United States District Court, District of South Carolina, Florence Division

April 3, 2015

Franklin Mackensie Robinson, Petitioner,
v.
United States of America, Respondent. Criminal Action No. 4:10-cr-599-RBH-1

ORDER

R. Bryan Harwell United States District Judge

Pending before the Court is Franklin Mackensie Robinson’s (“Petitioner’s”) pro se Motion to Vacate, Set Aside, or Correct Sentence (“Motion to Vacate”) pursuant to 28 U.S.C. § 2255, see ECF No. 892. For the following reasons, Petitioner’s Motion to Vacate is dismissed.[1]

Procedural History and Factual Background

On May 26, 2010, a federal grand jury returned a twenty-three count indictment against Petitioner and several co-defendants. See Indictment, ECF No. 3. Petitioner was charged in two of those counts: (1) Count 1 for conspiracy to possess with intent to distribute and to distribute cocaine and cocaine base involving 500 grams or more of cocaine and 50 grams or more of cocaine base; and (2) Count 2 for possession with intent to distribute and distribution of a quantity of cocaine base. See Id. at 1–2.

Petitioner entered a plea of not guilty and proceeded to a trial. Petitioner was tried before a jury from May 9, 2011 through May 12, 2011. See Minute Entries, ECF No. 487–492. On May 12, 2011, the jury found Petitioner guilty on both Count 1 and Count 2. See Jury Verdict, ECF No. 502. On October 13, 2011, the Court sentenced Petitioner to a total term of 360 months. See Minute Entry, ECF No. 623; Judgment, ECF No. 630. Petitioner appealed, and defense counsel filed a brief alleging the following issues: (1) whether the District Court erred in enhancing Petitioner’s sentence due to a mandatory minimum based on activities that took place before he reached the age of eighteen, in violation of the Eighth and Fourteenth Amendments; (2) whether the District Court erred in allowing the chapter four enhancements in the sentencing based on activities that took place before Petitioner reached the age of twenty-one; and (3) whether the District Court erred by allowing a recorded conversation (number 1105 of November 29, 2010) of Petitioner into evidence. On July 24, 2012, the Fourth Circuit Court of Appeals affirmed the District Court’s judgment. See United States v. Robinson, 489 F. App’x 676 (4th Cir. 2012).

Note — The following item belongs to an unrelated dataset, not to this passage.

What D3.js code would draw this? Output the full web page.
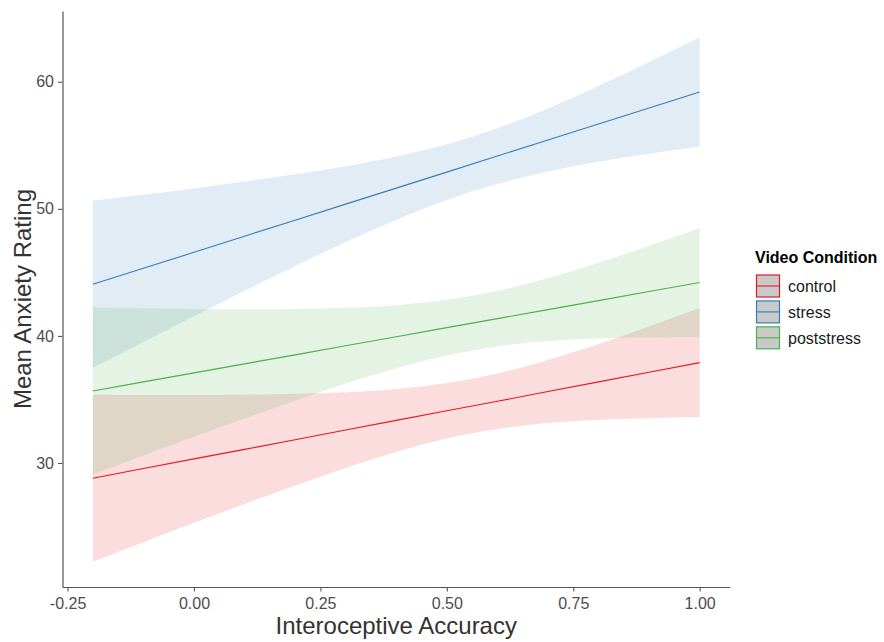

On February 10, 2014, Petitioner filed the instant Motion to Vacate. See ECF No. 892. On February 24, 2014, the Government filed a Motion to Dismiss or in the alternative for Summary Judgment, asserting that Petitioner’s Motion was without merit. See ECF Nos. 897 and 898. An Order filed February 25, 2012, pursuant to Roseboro v. Garrison, 528 F.2d 309 (4th Cir. 1975), advised Petitioner of the dismissal procedure and the possible consequences if he failed to respond adequately. See ECF No. 899. After receiving an extension of time, Petitioner timely filed a Response in Opposition on May 2, 2014. See ECF No. 909. Plaintiff subsequently filed two additional documents discussing the Fourth Circuit’s panel decision in Whiteside v. United States, 748 F.3d 541 (4th Cir. 2014) in support of his arguments. See ECF Nos. 911 and 928.

Petitioner’s Motion to Vacate alleges the following ground for relief:

Ground 1: Petitioner has a fundamentally defective sentence due to the new retroactive rulings of Descamps, Montes-Flores and Hemingway determining that a South Carolina conviction based off the fact that ABHAN could no longer be used to enhance a sentence and determine whether or not a person is a career offender under the sentencing guidelines therefore establishing that Petitioner’s sentence is defective.

ECF No. 892 at 4.

Applicable Law

Prisoners in federal custody may attack the validity of their sentences pursuant to 28 U.S.C. § 2255. In order to move the court to vacate, set aside, or correct a sentence under § 2255, a petitioner must prove that one of the following occurred: (1) a sentence was imposed in violation of the Constitution or laws of the United States; (2) the court was without jurisdiction to impose such a sentence; (3) the sentence was in excess of the maximum authorized by law; or (4) the sentence is otherwise subject to collateral attack. 28 U.S.C. § 2255(a).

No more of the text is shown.